22 августа 1939 г. начальник УНКВД по Хабаровскому краю комиссар госбезопасности 3-го ранга И. Ф. Никишов сообщил в НКВД СССР о том, что в июле в районе 63-го погранотряда при нелегальном переходе границы были задержаны японские агенты: Трофимов Василий Андреевич, 1912 г. рождения, уроженец Еврейской автономной области, бежал в Маньчжурию в 1933 г.; Рогач Иван Ефимович, 1914 г. рождения, уроженец Харбина и Хижин Леонид Алексеевич, 1916 г. рождения, уроженец Благовещенска, родители которого в 1919 г. эмигрировали в Харбин, где Хижин и воспитывался.

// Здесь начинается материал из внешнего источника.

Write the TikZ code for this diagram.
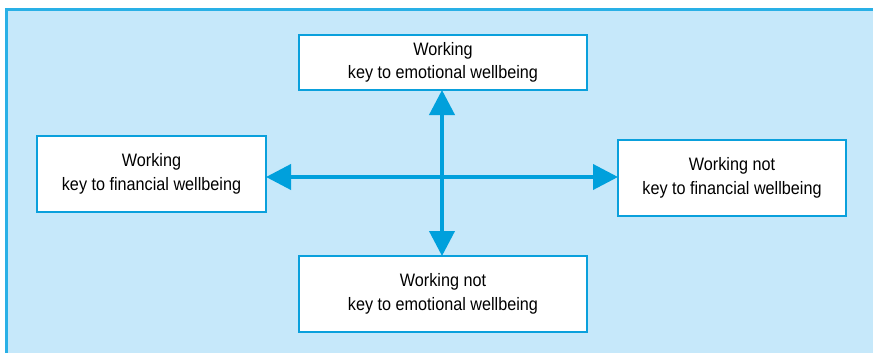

Все сознались, что в апреле этого года были завербованы представителями японской военной миссии в Харбине. В составе диверсионно-террористической группы, переброшены на территорию СССР с заданиями: совершить теракт против командарма Штерна, организовывать крушения воинских поездов и т. д. У одного из террористов при задержании изъято оружие — револьвер-наган с боевыми патронами, 2 винтовки со 120 боевыми патронами. Руководителю группы Трофимову были даны три явки на нашей территории.
13 февраля 1940 года военным трибуналом 2-й Отдельной Краснознамённой армии Трофимов, Рогач и Хижин были приговорены к расстрелу. 12 июля 1940 года Военная коллегия Верховного суда СССР заменила Рогачу и Хижину высшую меру наказания 10 годами лишения свободы
[313].
Во время Великой Отечественной войны Дальневосточная резидентура НГКБ СССР докладывала полученную информацию советскому руководству, которая имела большое значение, так как давала возможность с учетом ситуации на Западном фронте своевременно предпринимать соответствующие контрмеры в Дальневосточном регионе Советского Союза. Так, УНКГБ по Хабаровскому краю сообщало о фактах проведения боевой подготовки и разведывательной работы со стороны администрации и рабочих японских рыболовных участков, расположенных на территории края. На рыбозаводах японцы систематически проводили строевую подготовку личного состава рабочих. В нее входили: перебежка, самоокапывание, прикладная гимнастика, сбор по тревоге и отработка приемов штыкового боя с использованием бутафорского оружия.
По сообщению Нижнеамурского областного управления НКГБ, японцы проявляли усиленный интерес к подразделениям пограничных войск, расположенным в районе арендуемых ими рыболовных участков на Охотском побережье. Расспрашивали о количестве бойцов, условиях жизни, связи между постами.
В годы войны была разоблачена группа лиц, подозреваемых в сотрудничестве с японскими спецслужбами. Особый интерес Управления контрразведки «Смерш» Забайкальского фронта вызвал старший переводчик разведотдела лейтенант Ли Гуй Лен, в силу своего положения хорошо знавший зафронтовую агентуру В поведении и действиях переводчика не было ничего подозрительного. Однако изучив его биографию, контрразведчики обратили внимание на то, что участившиеся провалы зафронтовой агентуры разведотдела штаба фронта совпадали с зачислением Ли Гуй Лена на службу в разведку. Еще больше укрепили подозрения советской контрразведки показания нескольких агентов-двойников, разоблаченных весной 1943 г., которые на допросах сообщили, что задержавшие их японские спецслужбы были поразительно хорошо информированы о содержании заданий, полученных ими в разведотделе.